(Entries with chart source code)

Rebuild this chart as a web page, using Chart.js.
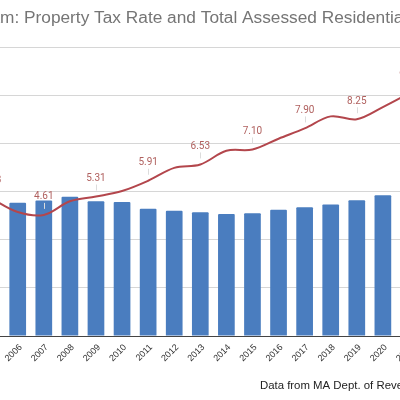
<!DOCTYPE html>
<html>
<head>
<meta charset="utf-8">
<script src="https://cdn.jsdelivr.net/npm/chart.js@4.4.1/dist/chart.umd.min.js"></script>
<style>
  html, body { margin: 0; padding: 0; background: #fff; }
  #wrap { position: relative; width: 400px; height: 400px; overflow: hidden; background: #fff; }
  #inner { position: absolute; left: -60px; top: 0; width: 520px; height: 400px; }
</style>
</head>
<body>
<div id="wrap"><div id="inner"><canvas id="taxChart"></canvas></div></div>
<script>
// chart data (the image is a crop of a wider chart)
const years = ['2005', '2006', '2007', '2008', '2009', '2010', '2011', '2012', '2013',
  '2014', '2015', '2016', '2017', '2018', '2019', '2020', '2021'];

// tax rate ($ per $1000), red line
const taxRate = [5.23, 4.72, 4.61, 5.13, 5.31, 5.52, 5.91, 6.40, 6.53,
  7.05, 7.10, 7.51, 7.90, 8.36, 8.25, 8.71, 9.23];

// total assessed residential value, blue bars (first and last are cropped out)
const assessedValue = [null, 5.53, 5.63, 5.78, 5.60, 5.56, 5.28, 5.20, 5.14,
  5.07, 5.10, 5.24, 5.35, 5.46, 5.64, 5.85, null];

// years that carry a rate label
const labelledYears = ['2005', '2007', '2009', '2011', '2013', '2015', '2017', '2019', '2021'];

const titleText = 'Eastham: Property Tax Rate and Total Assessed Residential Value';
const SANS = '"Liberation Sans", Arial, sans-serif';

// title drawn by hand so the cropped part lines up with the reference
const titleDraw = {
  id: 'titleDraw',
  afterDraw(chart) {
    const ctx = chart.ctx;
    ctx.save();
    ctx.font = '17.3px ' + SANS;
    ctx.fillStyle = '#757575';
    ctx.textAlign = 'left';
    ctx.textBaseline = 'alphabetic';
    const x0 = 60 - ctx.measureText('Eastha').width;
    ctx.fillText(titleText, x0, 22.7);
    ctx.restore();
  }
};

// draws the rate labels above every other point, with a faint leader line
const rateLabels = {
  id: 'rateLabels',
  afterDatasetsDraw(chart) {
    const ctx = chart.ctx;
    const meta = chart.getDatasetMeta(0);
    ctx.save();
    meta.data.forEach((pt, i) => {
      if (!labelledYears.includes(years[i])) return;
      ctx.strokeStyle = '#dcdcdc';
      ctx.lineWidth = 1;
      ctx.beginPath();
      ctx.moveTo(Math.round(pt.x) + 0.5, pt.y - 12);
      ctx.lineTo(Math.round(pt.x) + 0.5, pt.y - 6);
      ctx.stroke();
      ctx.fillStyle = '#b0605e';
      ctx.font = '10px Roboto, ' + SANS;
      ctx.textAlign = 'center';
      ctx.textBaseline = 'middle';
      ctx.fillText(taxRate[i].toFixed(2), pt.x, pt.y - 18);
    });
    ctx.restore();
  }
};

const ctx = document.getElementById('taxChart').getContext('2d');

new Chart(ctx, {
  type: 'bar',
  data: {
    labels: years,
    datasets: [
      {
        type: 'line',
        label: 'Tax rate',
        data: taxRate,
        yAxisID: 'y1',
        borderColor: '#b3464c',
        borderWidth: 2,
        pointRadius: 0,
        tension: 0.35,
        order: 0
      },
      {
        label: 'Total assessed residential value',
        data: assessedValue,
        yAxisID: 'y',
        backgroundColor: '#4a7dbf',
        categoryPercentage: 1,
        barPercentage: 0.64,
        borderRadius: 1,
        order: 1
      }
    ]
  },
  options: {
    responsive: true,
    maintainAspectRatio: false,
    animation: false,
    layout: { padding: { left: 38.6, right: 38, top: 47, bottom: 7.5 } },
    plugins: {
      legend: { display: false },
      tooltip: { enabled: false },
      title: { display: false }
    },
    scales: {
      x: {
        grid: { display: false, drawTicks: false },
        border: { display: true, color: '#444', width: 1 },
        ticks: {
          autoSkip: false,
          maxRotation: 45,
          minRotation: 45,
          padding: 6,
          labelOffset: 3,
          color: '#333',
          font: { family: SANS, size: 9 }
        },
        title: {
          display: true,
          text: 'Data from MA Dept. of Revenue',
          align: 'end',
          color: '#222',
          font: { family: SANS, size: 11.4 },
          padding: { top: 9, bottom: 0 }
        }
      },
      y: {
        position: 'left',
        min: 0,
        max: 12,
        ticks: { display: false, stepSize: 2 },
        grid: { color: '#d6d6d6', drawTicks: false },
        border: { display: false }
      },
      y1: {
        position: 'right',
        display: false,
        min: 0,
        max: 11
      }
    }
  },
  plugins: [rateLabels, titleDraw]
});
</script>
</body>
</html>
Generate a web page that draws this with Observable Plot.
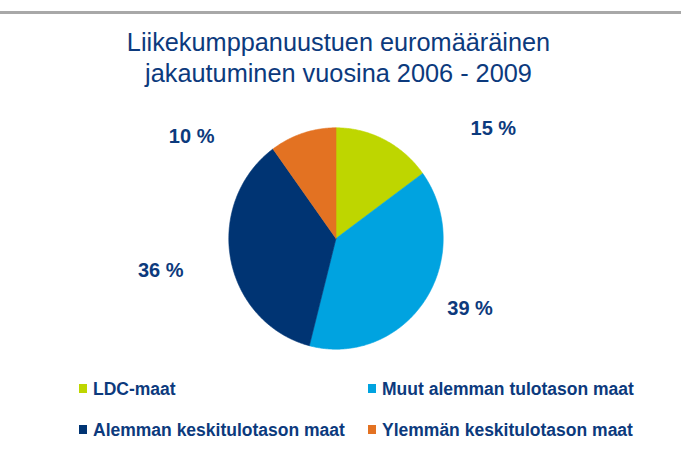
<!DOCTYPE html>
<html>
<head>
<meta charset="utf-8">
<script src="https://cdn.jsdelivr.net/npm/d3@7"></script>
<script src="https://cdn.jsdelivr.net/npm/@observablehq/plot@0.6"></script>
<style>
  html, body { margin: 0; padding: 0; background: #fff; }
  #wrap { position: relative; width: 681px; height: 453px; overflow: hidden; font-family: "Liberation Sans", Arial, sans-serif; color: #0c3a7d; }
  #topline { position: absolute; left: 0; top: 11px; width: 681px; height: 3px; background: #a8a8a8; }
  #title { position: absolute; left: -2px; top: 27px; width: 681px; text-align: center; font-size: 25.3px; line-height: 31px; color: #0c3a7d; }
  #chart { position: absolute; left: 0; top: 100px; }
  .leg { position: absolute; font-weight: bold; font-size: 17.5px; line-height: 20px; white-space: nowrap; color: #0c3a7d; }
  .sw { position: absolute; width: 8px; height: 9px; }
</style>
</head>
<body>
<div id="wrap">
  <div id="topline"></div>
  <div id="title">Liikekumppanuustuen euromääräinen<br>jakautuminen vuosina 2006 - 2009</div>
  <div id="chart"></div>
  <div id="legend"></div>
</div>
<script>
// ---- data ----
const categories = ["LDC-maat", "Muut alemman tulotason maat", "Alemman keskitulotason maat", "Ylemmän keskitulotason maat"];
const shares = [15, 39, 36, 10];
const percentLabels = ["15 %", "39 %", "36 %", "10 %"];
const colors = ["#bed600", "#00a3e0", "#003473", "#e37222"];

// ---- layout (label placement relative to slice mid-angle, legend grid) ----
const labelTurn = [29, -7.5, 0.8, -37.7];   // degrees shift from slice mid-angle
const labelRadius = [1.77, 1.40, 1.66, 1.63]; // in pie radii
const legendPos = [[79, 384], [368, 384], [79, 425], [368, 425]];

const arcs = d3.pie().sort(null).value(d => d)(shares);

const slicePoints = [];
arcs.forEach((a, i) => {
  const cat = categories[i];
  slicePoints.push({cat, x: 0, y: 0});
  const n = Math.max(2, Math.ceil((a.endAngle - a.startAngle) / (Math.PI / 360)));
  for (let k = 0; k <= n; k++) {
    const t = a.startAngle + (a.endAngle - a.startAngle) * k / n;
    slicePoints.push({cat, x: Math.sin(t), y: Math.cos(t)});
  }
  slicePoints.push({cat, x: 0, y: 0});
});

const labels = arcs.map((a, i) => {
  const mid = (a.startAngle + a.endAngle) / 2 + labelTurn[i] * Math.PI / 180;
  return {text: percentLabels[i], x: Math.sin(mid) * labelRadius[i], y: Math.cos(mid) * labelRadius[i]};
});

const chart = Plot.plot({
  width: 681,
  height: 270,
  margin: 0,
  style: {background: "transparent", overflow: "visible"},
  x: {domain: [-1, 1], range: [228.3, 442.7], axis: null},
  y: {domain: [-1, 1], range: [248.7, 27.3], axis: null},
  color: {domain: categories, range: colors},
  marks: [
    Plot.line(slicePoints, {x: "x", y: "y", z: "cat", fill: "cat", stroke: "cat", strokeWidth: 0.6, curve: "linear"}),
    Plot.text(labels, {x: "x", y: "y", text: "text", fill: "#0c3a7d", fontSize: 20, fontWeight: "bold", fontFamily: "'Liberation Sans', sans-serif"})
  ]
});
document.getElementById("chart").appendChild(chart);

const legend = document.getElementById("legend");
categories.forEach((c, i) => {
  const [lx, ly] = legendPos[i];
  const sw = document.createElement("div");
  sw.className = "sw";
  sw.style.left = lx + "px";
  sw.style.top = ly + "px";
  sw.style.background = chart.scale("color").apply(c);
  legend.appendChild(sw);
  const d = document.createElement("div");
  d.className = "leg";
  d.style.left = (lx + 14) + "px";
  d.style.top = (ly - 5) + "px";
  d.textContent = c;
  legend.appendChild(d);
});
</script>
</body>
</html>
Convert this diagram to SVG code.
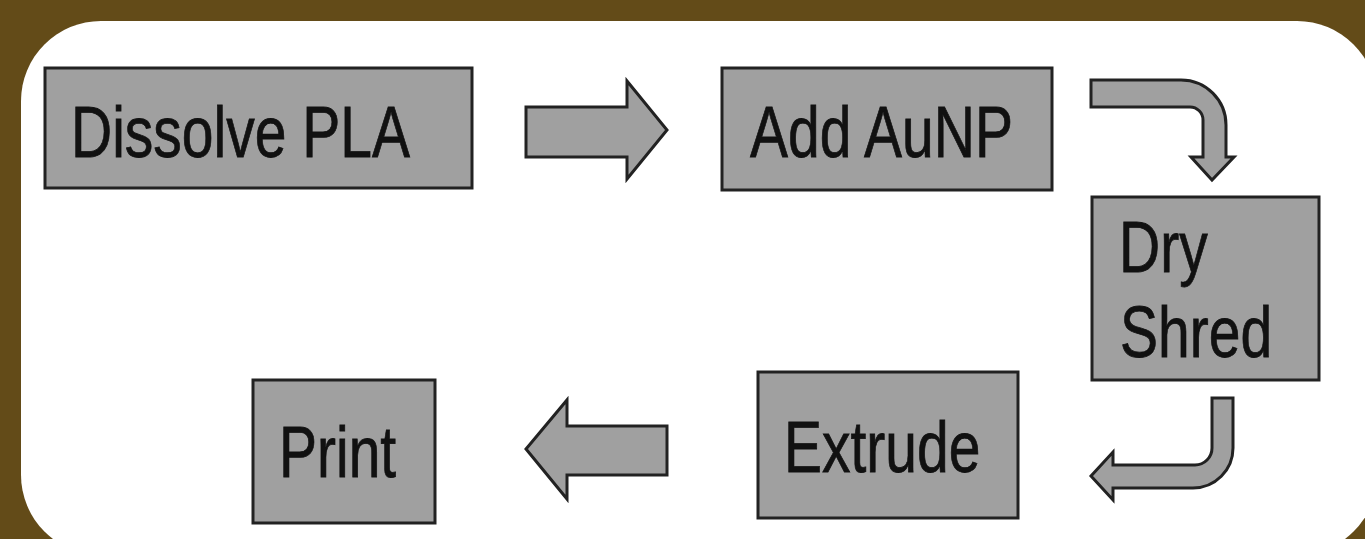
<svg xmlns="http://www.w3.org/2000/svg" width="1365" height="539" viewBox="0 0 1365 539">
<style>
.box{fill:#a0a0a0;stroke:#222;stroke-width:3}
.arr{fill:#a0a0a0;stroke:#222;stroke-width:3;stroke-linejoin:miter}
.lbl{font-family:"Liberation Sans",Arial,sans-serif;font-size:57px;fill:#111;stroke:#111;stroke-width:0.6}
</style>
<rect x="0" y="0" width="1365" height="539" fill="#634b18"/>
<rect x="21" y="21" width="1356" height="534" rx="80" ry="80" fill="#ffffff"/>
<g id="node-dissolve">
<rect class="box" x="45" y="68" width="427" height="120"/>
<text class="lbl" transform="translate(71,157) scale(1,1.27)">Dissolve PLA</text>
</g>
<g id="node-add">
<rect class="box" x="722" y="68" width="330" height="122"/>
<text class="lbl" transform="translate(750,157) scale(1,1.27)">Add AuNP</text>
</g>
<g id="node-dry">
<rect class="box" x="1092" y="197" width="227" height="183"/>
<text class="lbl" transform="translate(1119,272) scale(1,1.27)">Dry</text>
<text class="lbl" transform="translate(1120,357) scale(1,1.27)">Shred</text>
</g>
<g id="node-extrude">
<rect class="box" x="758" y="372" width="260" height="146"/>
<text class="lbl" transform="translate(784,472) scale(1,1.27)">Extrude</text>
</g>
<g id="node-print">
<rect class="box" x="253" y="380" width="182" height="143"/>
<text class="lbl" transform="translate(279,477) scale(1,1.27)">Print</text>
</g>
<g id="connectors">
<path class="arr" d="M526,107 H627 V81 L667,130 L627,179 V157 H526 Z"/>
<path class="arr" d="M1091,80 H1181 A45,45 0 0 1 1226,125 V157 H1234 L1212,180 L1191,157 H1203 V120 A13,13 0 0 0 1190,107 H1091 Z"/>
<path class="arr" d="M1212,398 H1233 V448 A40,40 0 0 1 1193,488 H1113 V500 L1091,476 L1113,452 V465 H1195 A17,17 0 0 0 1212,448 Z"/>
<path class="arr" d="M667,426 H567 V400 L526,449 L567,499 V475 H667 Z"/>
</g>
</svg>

--- What to do ---
Return only the lines running from the start of the entries above to the line that contains "7.05, 7.10, 7.51, 7.90, 8.36, 8.25, 8.71, 9.23];", inclusive, and omit every picture.

--- Reply to the task ---
Rebuild this chart as a web page, using Chart.js.
<!DOCTYPE html>
<html>
<head>
<meta charset="utf-8">
<script src="https://cdn.jsdelivr.net/npm/chart.js@4.4.1/dist/chart.umd.min.js"></script>
<style>
  html, body { margin: 0; padding: 0; background: #fff; }
  #wrap { position: relative; width: 400px; height: 400px; overflow: hidden; background: #fff; }
  #inner { position: absolute; left: -60px; top: 0; width: 520px; height: 400px; }
</style>
</head>
<body>
<div id="wrap"><div id="inner"><canvas id="taxChart"></canvas></div></div>
<script>
// chart data (the image is a crop of a wider chart)
const years = ['2005', '2006', '2007', '2008', '2009', '2010', '2011', '2012', '2013',
  '2014', '2015', '2016', '2017', '2018', '2019', '2020', '2021'];

// tax rate ($ per $1000), red line
const taxRate = [5.23, 4.72, 4.61, 5.13, 5.31, 5.52, 5.91, 6.40, 6.53,
  7.05, 7.10, 7.51, 7.90, 8.36, 8.25, 8.71, 9.23];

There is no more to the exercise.